Indian political activist and commentator

Feroze Mithiborwala is an Indian political activist, columnist, and commentator known for his involvement in anti-imperialist and pro-Palestinian movements. He is based in Mumbai, Maharashtra, India, and serves as the convenor of Awami Bharat, a socio-political organization active in campaigns addressing global and domestic justice issues.

== Career and activism ==
Mithiborwala has participated in various international solidarity initiatives, including the Global March to Jerusalem and the Gaza Freedom Flotilla. He has written opinion pieces and columns addressing themes such as communal harmony, caste equality, and global geopolitics.
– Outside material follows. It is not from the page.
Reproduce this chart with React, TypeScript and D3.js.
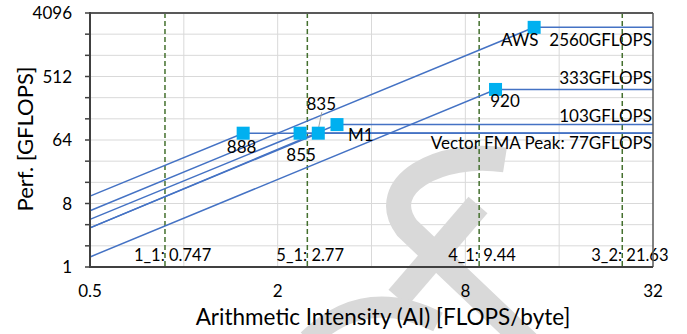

He describes his work as inspired by figures such as Mahatma Gandhi, B. R. Ambedkar, and Jyotirao Phule, integrating elements of liberation theology and leftist thought. Within India, he has supported causes related to Dalit rights and anti-caste activism, advocating for social alliances among marginalized communities including Dalits, Adivasis, and Muslims.

== Public positions ==
Mithiborwala has publicly commented on issues related to foreign policy, religious nationalism, and media narratives surrounding terrorism in India. Some of his statements—particularly regarding the 2008 Mumbai attacks and related events—have been described in mainstream media as controversial and reflective of conspiracy-oriented viewpoints.

== Publications and affiliations ==
Mithiborwala contributes to opinion platforms and discussion forums through Awami Bharat, which engages in public policy debates and solidarity campaigns.